- Set problem
Print the listing in its entirety and exactly, leaving out images.

- Source data
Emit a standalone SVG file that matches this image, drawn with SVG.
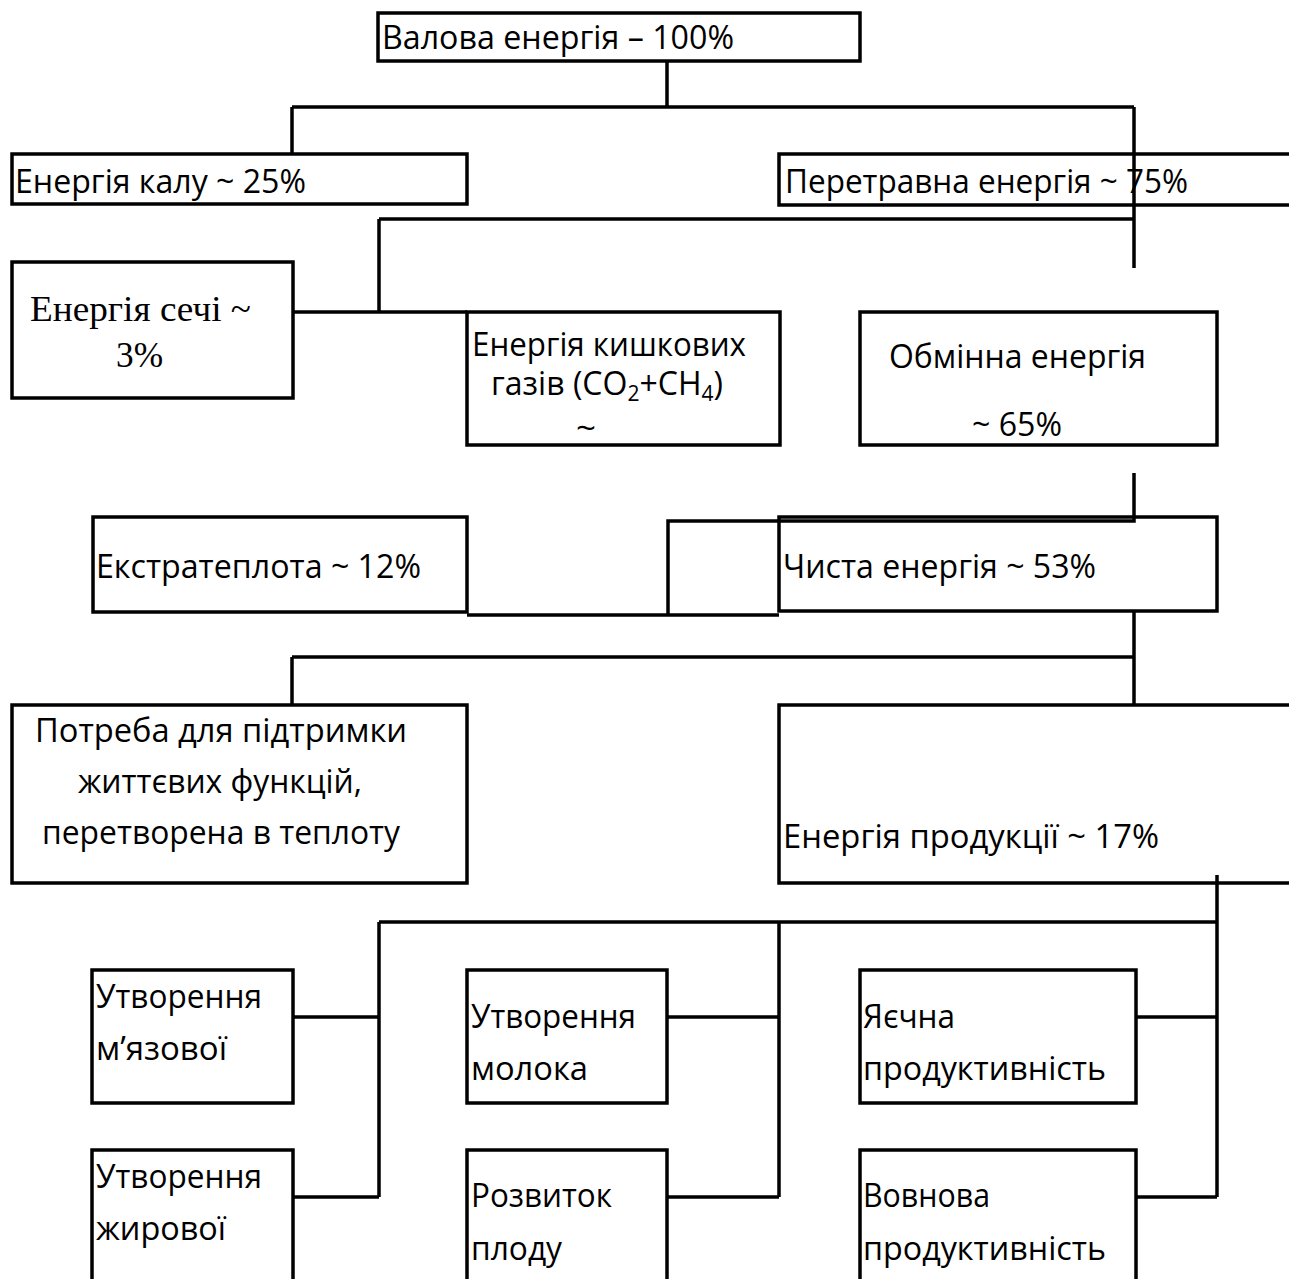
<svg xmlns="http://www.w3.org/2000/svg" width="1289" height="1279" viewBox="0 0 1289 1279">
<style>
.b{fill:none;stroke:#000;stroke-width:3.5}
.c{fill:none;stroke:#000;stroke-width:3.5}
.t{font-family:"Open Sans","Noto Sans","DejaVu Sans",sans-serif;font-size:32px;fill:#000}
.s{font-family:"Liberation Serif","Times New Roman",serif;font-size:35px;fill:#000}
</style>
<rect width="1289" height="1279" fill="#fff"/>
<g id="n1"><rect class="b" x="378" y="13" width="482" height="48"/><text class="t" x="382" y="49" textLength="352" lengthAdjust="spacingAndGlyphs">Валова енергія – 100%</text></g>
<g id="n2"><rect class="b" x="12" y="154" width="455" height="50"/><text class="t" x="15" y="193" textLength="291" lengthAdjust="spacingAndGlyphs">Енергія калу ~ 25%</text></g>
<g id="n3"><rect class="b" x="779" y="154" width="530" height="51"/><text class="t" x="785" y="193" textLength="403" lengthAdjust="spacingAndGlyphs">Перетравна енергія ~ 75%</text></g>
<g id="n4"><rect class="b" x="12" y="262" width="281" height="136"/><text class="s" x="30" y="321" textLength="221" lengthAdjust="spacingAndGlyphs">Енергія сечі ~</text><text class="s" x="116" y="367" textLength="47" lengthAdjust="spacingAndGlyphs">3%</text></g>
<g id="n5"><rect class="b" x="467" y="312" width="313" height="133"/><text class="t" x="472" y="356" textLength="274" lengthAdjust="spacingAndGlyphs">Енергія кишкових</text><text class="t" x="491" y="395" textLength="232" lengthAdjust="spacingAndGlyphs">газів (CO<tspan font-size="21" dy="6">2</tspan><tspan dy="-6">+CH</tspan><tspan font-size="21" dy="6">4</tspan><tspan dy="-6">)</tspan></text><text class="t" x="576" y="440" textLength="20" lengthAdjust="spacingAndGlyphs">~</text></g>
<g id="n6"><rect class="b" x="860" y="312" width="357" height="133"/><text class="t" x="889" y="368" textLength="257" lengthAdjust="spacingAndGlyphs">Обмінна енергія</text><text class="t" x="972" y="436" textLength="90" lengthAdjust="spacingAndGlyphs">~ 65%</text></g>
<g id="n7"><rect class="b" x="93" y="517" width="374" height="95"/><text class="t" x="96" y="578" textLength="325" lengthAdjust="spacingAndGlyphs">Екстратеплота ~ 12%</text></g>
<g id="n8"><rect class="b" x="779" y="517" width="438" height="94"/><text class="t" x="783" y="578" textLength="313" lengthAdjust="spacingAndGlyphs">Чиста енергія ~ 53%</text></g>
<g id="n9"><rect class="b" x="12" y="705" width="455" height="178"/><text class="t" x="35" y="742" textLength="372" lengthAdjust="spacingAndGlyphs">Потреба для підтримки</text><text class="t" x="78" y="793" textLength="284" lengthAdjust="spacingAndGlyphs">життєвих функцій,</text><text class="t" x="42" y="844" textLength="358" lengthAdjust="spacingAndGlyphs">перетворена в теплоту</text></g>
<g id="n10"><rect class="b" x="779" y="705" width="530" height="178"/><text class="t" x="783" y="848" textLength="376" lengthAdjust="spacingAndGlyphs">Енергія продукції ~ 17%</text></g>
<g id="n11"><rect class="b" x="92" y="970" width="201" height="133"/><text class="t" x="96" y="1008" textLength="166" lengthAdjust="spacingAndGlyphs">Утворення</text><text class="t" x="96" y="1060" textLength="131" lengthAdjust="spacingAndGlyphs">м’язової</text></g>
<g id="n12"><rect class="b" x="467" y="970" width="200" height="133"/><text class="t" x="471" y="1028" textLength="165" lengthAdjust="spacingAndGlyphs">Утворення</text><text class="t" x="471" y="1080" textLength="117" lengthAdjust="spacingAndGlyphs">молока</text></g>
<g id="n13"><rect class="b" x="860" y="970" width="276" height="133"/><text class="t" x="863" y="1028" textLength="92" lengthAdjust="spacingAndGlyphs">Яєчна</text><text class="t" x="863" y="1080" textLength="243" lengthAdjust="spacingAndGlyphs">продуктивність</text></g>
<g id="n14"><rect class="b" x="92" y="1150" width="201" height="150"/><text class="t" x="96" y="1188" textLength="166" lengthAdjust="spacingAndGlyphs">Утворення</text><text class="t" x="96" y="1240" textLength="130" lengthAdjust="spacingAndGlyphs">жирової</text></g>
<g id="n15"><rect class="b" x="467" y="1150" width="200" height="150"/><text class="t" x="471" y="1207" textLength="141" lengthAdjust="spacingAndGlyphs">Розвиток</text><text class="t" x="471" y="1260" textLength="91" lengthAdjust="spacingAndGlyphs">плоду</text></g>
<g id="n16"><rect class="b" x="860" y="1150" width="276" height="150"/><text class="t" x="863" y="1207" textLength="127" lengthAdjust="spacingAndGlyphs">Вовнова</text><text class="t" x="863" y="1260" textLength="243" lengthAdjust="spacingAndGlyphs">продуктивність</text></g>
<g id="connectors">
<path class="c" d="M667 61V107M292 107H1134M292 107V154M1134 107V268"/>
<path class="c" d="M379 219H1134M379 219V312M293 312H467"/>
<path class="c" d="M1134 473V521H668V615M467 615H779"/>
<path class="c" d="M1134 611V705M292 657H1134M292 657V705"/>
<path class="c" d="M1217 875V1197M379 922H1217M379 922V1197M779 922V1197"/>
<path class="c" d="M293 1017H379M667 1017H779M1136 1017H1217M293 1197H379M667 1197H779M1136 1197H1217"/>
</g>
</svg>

- Finished task
Emit a standalone SVG file that matches this image, drawn with SVG.
<svg xmlns="http://www.w3.org/2000/svg" width="1289" height="1279" viewBox="0 0 1289 1279">
<style>
.b{fill:none;stroke:#000;stroke-width:3.5}
.c{fill:none;stroke:#000;stroke-width:3.5}
.t{font-family:"Open Sans","Noto Sans","DejaVu Sans",sans-serif;font-size:32px;fill:#000}
.s{font-family:"Liberation Serif","Times New Roman",serif;font-size:35px;fill:#000}
</style>
<rect width="1289" height="1279" fill="#fff"/>
<g id="n1"><rect class="b" x="378" y="13" width="482" height="48"/><text class="t" x="382" y="49" textLength="352" lengthAdjust="spacingAndGlyphs">Валова енергія – 100%</text></g>
<g id="n2"><rect class="b" x="12" y="154" width="455" height="50"/><text class="t" x="15" y="193" textLength="291" lengthAdjust="spacingAndGlyphs">Енергія калу ~ 25%</text></g>
<g id="n3"><rect class="b" x="779" y="154" width="530" height="51"/><text class="t" x="785" y="193" textLength="403" lengthAdjust="spacingAndGlyphs">Перетравна енергія ~ 75%</text></g>
<g id="n4"><rect class="b" x="12" y="262" width="281" height="136"/><text class="s" x="30" y="321" textLength="221" lengthAdjust="spacingAndGlyphs">Енергія сечі ~</text><text class="s" x="116" y="367" textLength="47" lengthAdjust="spacingAndGlyphs">3%</text></g>
<g id="n5"><rect class="b" x="467" y="312" width="313" height="133"/><text class="t" x="472" y="356" textLength="274" lengthAdjust="spacingAndGlyphs">Енергія кишкових</text><text class="t" x="491" y="395" textLength="232" lengthAdjust="spacingAndGlyphs">газів (CO<tspan font-size="21" dy="6">2</tspan><tspan dy="-6">+CH</tspan><tspan font-size="21" dy="6">4</tspan><tspan dy="-6">)</tspan></text><text class="t" x="576" y="440" textLength="20" lengthAdjust="spacingAndGlyphs">~</text></g>
<g id="n6"><rect class="b" x="860" y="312" width="357" height="133"/><text class="t" x="889" y="368" textLength="257" lengthAdjust="spacingAndGlyphs">Обмінна енергія</text><text class="t" x="972" y="436" textLength="90" lengthAdjust="spacingAndGlyphs">~ 65%</text></g>
<g id="n7"><rect class="b" x="93" y="517" width="374" height="95"/><text class="t" x="96" y="578" textLength="325" lengthAdjust="spacingAndGlyphs">Екстратеплота ~ 12%</text></g>
<g id="n8"><rect class="b" x="779" y="517" width="438" height="94"/><text class="t" x="783" y="578" textLength="313" lengthAdjust="spacingAndGlyphs">Чиста енергія ~ 53%</text></g>
<g id="n9"><rect class="b" x="12" y="705" width="455" height="178"/><text class="t" x="35" y="742" textLength="372" lengthAdjust="spacingAndGlyphs">Потреба для підтримки</text><text class="t" x="78" y="793" textLength="284" lengthAdjust="spacingAndGlyphs">життєвих функцій,</text><text class="t" x="42" y="844" textLength="358" lengthAdjust="spacingAndGlyphs">перетворена в теплоту</text></g>
<g id="n10"><rect class="b" x="779" y="705" width="530" height="178"/><text class="t" x="783" y="848" textLength="376" lengthAdjust="spacingAndGlyphs">Енергія продукції ~ 17%</text></g>
<g id="n11"><rect class="b" x="92" y="970" width="201" height="133"/><text class="t" x="96" y="1008" textLength="166" lengthAdjust="spacingAndGlyphs">Утворення</text><text class="t" x="96" y="1060" textLength="131" lengthAdjust="spacingAndGlyphs">м’язової</text></g>
<g id="n12"><rect class="b" x="467" y="970" width="200" height="133"/><text class="t" x="471" y="1028" textLength="165" lengthAdjust="spacingAndGlyphs">Утворення</text><text class="t" x="471" y="1080" textLength="117" lengthAdjust="spacingAndGlyphs">молока</text></g>
<g id="n13"><rect class="b" x="860" y="970" width="276" height="133"/><text class="t" x="863" y="1028" textLength="92" lengthAdjust="spacingAndGlyphs">Яєчна</text><text class="t" x="863" y="1080" textLength="243" lengthAdjust="spacingAndGlyphs">продуктивність</text></g>
<g id="n14"><rect class="b" x="92" y="1150" width="201" height="150"/><text class="t" x="96" y="1188" textLength="166" lengthAdjust="spacingAndGlyphs">Утворення</text><text class="t" x="96" y="1240" textLength="130" lengthAdjust="spacingAndGlyphs">жирової</text></g>
<g id="n15"><rect class="b" x="467" y="1150" width="200" height="150"/><text class="t" x="471" y="1207" textLength="141" lengthAdjust="spacingAndGlyphs">Розвиток</text><text class="t" x="471" y="1260" textLength="91" lengthAdjust="spacingAndGlyphs">плоду</text></g>
<g id="n16"><rect class="b" x="860" y="1150" width="276" height="150"/><text class="t" x="863" y="1207" textLength="127" lengthAdjust="spacingAndGlyphs">Вовнова</text><text class="t" x="863" y="1260" textLength="243" lengthAdjust="spacingAndGlyphs">продуктивність</text></g>
<g id="connectors">
<path class="c" d="M667 61V107M292 107H1134M292 107V154M1134 107V268"/>
<path class="c" d="M379 219H1134M379 219V312M293 312H467"/>
<path class="c" d="M1134 473V521H668V615M467 615H779"/>
<path class="c" d="M1134 611V705M292 657H1134M292 657V705"/>
<path class="c" d="M1217 875V1197M379 922H1217M379 922V1197M779 922V1197"/>
<path class="c" d="M293 1017H379M667 1017H779M1136 1017H1217M293 1197H379M667 1197H779M1136 1197H1217"/>
</g>
</svg>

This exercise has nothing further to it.